When the Federal Emergency Management Agency (FEMA) announced that federal funding for case management services will be extended through June 1, the Diocese of Louisiana rejoiced -- and earned some credit.
As The New Orleans Times-Picayune explains, "in late 2005 a partnership of 10 national agencies maintained staffs of case workers paid for by $66 million from international donors. But that money has run out; the network, called Katrina Aid Today, was set to go out of business Monday [March 31], with more than 4,000 Louisiana cases still open.
"For months, partner agencies, particularly the Episcopal Diocese of Louisiana, have been hunting for fresh money to keep paying case workers -- which the FEMA announcement at least partly addressed Friday."
The diocese puts it more modestly: "Thanks to a network of church leaders, politicians and concerned citizens making their voices heard in Washington, funding has been extended for eight weeks."
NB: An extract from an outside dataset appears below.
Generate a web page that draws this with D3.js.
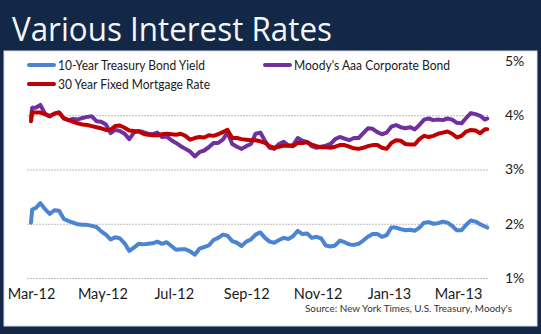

"This is a major accomplishment," Louisiana Bishop Charles Jenkins said of the funding extension. "It shows how much we can do when we work together. We have forged partnerships in New Orleans since Katrina with other churches and faith-based organizations and I think this shows that together we are stronger."
The collaborative effort gives hope that a permanent solution to the housing crisis caused by Katrina will be found. Nevertheless, says Nell Bolton, director of the diocese's Office of Disaster Response, the extension of FEMA funding is not a permanent solution to the housing crisis. "With the lack of affordable housing in New Orleans, it's difficult for folks moving out of trailers to find a place to live."
"We stand for the right of all people to return to their home city of New Orleans for a safe and sustainable life," said Jenkins.